**To be done**
Pictures must not be retyped. Return exactly the lines from the one with "What matplotlib code" through the one with "fontsize=14.5, color=orange)", both included, and no others.
:: Data lines
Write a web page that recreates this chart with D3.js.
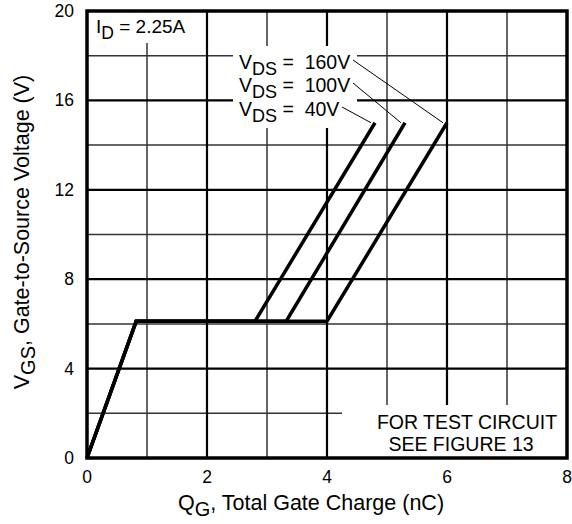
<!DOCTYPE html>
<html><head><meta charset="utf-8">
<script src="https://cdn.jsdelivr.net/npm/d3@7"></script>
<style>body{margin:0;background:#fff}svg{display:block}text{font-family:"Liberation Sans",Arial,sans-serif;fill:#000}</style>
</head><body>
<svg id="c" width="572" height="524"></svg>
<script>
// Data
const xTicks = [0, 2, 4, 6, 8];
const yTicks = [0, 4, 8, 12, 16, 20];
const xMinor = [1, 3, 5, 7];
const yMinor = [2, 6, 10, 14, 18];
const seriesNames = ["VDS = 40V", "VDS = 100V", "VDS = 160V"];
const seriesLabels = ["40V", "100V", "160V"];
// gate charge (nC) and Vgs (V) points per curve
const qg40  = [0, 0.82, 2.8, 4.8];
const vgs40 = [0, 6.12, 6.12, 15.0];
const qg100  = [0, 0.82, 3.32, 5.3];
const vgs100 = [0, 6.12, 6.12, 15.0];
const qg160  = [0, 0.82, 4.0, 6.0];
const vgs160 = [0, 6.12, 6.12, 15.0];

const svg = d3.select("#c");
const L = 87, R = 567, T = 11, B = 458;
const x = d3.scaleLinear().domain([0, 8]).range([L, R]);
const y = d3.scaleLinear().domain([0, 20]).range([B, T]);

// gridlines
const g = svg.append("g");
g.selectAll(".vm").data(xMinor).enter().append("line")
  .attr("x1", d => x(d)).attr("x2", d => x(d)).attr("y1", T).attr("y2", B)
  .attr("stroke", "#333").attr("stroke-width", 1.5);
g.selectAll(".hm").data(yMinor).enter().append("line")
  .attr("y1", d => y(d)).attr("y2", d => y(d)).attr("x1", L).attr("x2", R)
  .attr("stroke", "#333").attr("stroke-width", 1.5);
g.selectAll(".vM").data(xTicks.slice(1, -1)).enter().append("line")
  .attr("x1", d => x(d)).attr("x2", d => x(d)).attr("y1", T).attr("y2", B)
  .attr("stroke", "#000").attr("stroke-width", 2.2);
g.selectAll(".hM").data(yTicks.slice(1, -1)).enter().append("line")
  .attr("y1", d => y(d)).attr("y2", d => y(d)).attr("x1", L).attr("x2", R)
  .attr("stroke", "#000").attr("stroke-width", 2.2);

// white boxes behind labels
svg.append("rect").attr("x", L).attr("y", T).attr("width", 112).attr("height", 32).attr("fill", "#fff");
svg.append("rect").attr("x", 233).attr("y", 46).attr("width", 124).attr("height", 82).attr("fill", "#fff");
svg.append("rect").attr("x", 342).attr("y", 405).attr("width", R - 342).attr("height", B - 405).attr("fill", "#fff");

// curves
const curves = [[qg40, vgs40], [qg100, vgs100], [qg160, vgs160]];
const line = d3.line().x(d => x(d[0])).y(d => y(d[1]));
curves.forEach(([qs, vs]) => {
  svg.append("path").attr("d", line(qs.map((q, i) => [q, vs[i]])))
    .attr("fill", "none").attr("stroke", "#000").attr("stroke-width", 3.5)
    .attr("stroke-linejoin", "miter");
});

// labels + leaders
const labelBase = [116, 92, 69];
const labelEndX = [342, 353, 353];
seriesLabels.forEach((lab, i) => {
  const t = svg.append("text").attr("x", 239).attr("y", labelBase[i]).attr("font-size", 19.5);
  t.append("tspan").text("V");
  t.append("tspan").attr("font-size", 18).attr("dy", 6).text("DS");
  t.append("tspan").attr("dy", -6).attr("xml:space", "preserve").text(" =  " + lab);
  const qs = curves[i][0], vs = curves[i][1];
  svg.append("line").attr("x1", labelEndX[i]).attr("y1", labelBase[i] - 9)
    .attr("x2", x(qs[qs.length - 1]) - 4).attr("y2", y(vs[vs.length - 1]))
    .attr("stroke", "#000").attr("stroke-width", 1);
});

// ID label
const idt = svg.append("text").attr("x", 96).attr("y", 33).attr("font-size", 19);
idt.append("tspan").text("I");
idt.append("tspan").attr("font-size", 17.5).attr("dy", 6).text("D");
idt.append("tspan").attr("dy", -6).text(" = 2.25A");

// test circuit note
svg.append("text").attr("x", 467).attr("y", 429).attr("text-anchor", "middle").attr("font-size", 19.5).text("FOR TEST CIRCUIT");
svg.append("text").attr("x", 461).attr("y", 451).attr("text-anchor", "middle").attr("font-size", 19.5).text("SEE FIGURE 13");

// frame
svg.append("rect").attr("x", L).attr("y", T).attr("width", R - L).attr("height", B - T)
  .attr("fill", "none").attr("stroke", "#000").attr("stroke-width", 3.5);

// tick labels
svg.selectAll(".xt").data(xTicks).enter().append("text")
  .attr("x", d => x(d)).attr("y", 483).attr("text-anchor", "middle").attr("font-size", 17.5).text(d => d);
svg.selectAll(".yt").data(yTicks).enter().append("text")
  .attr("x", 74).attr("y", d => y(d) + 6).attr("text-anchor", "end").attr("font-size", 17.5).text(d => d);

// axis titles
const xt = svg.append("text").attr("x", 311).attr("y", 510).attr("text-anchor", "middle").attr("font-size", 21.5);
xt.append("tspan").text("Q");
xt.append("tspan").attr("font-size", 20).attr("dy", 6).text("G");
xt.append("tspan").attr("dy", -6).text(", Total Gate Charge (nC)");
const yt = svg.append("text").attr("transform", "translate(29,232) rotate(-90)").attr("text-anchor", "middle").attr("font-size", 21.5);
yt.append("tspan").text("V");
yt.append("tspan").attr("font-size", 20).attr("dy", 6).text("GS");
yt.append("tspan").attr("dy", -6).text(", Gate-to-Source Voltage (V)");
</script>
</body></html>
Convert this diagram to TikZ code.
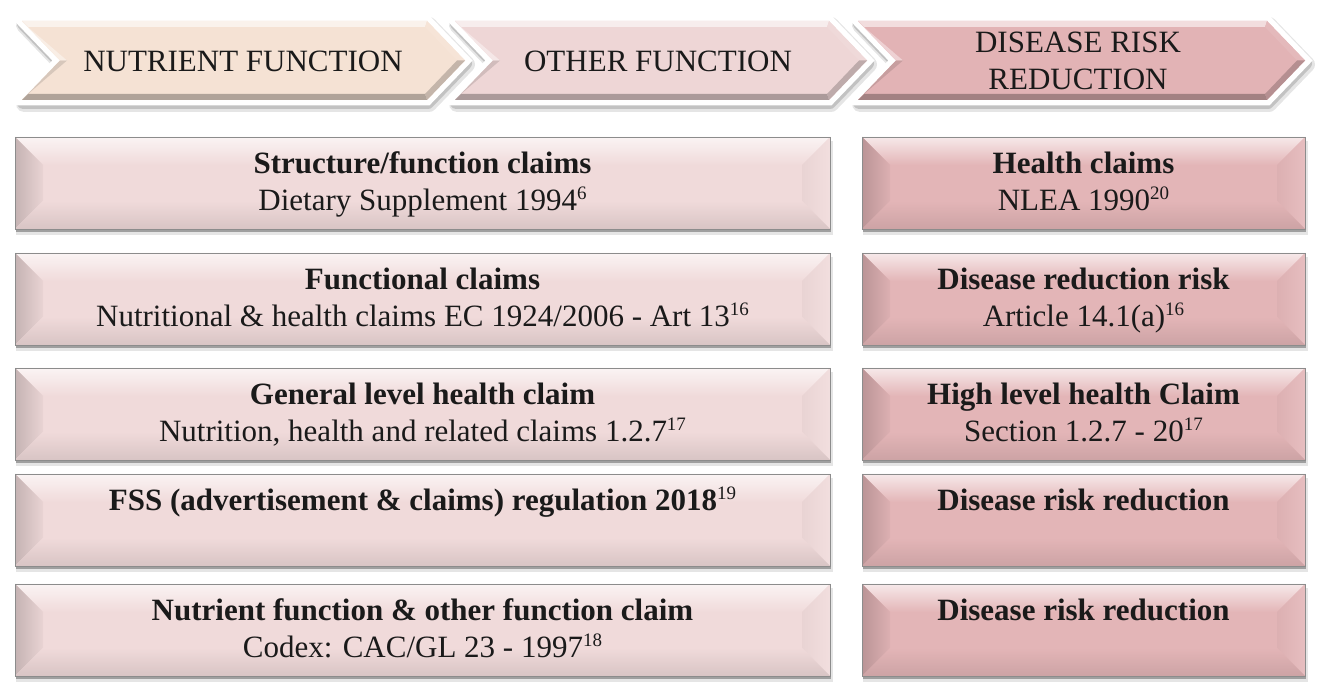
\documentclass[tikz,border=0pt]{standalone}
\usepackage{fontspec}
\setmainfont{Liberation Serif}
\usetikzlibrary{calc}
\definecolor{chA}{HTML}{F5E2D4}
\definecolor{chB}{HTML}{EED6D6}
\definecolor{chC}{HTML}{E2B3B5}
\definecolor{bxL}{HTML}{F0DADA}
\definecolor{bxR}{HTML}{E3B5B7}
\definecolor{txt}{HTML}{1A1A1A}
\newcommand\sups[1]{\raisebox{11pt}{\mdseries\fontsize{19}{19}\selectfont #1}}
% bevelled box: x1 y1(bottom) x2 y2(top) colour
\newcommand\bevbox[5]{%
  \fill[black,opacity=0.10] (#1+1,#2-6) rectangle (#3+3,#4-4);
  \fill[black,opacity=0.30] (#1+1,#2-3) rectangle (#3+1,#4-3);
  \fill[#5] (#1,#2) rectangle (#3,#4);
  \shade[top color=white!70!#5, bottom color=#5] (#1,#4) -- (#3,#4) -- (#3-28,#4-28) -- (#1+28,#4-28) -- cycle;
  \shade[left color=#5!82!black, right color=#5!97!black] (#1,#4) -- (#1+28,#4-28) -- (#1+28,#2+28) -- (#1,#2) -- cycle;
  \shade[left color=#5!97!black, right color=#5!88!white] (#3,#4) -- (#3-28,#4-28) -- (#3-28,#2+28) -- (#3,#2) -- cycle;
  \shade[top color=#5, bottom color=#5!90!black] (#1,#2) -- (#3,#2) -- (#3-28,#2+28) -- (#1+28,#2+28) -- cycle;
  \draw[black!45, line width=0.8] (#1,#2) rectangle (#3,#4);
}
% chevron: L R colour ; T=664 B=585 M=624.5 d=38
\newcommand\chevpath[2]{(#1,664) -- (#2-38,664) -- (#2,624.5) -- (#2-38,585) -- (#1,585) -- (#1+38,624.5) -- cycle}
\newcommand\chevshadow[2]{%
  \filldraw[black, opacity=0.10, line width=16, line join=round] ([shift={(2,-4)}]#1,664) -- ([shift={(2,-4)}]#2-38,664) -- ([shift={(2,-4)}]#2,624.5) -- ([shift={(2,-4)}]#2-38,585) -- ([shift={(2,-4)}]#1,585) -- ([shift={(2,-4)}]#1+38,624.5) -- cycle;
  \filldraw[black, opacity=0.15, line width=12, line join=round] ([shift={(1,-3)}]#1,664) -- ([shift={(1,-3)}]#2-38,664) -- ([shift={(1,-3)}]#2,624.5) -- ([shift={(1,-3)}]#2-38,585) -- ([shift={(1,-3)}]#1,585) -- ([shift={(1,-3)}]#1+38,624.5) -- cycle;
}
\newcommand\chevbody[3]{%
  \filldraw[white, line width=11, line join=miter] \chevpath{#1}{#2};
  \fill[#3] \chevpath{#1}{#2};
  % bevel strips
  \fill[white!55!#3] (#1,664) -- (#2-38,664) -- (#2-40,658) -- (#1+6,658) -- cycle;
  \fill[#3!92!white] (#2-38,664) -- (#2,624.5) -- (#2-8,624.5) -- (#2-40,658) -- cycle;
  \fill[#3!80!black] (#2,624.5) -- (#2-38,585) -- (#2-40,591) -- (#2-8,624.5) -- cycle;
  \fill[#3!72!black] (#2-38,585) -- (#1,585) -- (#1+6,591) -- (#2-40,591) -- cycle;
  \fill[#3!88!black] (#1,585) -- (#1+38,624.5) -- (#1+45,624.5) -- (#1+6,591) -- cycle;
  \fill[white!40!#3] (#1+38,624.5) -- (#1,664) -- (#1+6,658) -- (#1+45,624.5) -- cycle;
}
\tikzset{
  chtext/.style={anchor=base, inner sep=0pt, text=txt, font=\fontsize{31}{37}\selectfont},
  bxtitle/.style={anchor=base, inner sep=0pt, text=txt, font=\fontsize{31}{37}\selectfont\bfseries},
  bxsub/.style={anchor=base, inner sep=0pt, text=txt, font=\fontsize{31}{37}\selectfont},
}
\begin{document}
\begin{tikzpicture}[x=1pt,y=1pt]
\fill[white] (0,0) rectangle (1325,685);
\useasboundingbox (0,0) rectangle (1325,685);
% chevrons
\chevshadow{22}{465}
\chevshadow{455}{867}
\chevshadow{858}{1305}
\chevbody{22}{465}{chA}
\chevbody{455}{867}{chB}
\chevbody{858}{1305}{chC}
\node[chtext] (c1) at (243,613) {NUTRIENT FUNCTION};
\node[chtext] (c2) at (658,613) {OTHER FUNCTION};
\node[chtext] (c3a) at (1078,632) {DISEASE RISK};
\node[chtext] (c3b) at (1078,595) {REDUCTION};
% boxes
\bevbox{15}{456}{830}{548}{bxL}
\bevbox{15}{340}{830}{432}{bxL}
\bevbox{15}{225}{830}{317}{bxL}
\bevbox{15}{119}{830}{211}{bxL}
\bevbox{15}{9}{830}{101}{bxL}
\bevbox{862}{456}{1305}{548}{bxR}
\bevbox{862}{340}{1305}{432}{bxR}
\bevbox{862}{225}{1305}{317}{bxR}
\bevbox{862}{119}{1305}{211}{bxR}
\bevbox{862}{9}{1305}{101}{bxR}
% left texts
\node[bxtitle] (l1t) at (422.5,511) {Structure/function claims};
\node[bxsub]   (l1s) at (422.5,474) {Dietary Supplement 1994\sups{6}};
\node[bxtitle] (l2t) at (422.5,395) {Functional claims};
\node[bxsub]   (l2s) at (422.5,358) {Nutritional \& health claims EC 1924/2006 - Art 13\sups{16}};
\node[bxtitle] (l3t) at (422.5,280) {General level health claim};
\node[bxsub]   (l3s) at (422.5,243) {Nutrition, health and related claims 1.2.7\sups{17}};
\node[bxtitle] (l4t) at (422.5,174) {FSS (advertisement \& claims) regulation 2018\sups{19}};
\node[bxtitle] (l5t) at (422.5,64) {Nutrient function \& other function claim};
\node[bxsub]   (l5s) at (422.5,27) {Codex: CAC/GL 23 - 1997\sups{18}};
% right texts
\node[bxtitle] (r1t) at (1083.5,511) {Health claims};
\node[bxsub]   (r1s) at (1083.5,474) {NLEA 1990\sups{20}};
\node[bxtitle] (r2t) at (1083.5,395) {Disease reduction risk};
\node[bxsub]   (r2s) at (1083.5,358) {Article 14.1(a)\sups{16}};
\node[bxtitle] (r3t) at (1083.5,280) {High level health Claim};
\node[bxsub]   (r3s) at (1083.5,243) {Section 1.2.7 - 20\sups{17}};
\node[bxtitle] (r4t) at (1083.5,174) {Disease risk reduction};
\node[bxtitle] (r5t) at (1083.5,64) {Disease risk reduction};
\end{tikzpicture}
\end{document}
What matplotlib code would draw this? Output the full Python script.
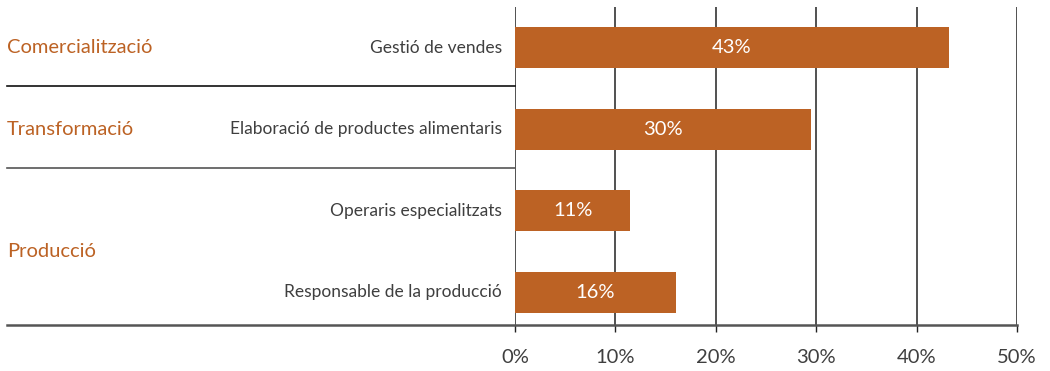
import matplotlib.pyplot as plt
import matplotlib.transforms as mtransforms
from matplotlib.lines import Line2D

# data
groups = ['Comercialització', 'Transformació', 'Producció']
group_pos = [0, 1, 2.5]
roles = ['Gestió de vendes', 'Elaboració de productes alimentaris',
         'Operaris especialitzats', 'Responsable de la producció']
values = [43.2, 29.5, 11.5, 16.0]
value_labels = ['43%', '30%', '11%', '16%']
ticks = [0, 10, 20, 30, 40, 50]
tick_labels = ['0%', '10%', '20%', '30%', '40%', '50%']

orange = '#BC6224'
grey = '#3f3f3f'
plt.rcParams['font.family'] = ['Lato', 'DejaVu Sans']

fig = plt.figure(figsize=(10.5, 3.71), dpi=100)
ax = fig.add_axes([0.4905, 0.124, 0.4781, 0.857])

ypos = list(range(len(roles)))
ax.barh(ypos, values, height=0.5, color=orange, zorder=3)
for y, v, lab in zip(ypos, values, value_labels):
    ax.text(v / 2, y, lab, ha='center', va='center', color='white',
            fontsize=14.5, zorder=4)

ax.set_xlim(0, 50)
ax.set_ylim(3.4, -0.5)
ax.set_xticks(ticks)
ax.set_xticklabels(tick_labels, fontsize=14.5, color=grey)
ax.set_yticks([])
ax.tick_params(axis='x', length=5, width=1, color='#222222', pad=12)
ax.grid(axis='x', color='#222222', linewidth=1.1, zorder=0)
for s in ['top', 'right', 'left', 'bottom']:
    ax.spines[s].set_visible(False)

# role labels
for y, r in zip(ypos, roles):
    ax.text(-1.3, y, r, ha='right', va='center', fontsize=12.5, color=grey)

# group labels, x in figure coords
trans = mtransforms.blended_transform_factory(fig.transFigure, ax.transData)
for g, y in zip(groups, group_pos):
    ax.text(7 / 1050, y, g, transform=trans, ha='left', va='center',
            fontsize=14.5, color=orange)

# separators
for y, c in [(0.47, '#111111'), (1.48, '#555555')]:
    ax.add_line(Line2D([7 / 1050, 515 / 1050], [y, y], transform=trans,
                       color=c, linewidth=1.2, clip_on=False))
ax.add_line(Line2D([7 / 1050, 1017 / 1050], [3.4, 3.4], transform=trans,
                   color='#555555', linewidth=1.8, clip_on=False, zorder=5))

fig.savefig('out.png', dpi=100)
::::
**Answer in full**
What matplotlib code would draw this? Output the full Python script.
import matplotlib.pyplot as plt
import matplotlib.transforms as mtransforms
from matplotlib.lines import Line2D

# data
groups = ['Comercialització', 'Transformació', 'Producció']
group_pos = [0, 1, 2.5]
roles = ['Gestió de vendes', 'Elaboració de productes alimentaris',
         'Operaris especialitzats', 'Responsable de la producció']
values = [43.2, 29.5, 11.5, 16.0]
value_labels = ['43%', '30%', '11%', '16%']
ticks = [0, 10, 20, 30, 40, 50]
tick_labels = ['0%', '10%', '20%', '30%', '40%', '50%']

orange = '#BC6224'
grey = '#3f3f3f'
plt.rcParams['font.family'] = ['Lato', 'DejaVu Sans']

fig = plt.figure(figsize=(10.5, 3.71), dpi=100)
ax = fig.add_axes([0.4905, 0.124, 0.4781, 0.857])

ypos = list(range(len(roles)))
ax.barh(ypos, values, height=0.5, color=orange, zorder=3)
for y, v, lab in zip(ypos, values, value_labels):
    ax.text(v / 2, y, lab, ha='center', va='center', color='white',
            fontsize=14.5, zorder=4)

ax.set_xlim(0, 50)
ax.set_ylim(3.4, -0.5)
ax.set_xticks(ticks)
ax.set_xticklabels(tick_labels, fontsize=14.5, color=grey)
ax.set_yticks([])
ax.tick_params(axis='x', length=5, width=1, color='#222222', pad=12)
ax.grid(axis='x', color='#222222', linewidth=1.1, zorder=0)
for s in ['top', 'right', 'left', 'bottom']:
    ax.spines[s].set_visible(False)

# role labels
for y, r in zip(ypos, roles):
    ax.text(-1.3, y, r, ha='right', va='center', fontsize=12.5, color=grey)

# group labels, x in figure coords
trans = mtransforms.blended_transform_factory(fig.transFigure, ax.transData)
for g, y in zip(groups, group_pos):
    ax.text(7 / 1050, y, g, transform=trans, ha='left', va='center',
            fontsize=14.5, color=orange)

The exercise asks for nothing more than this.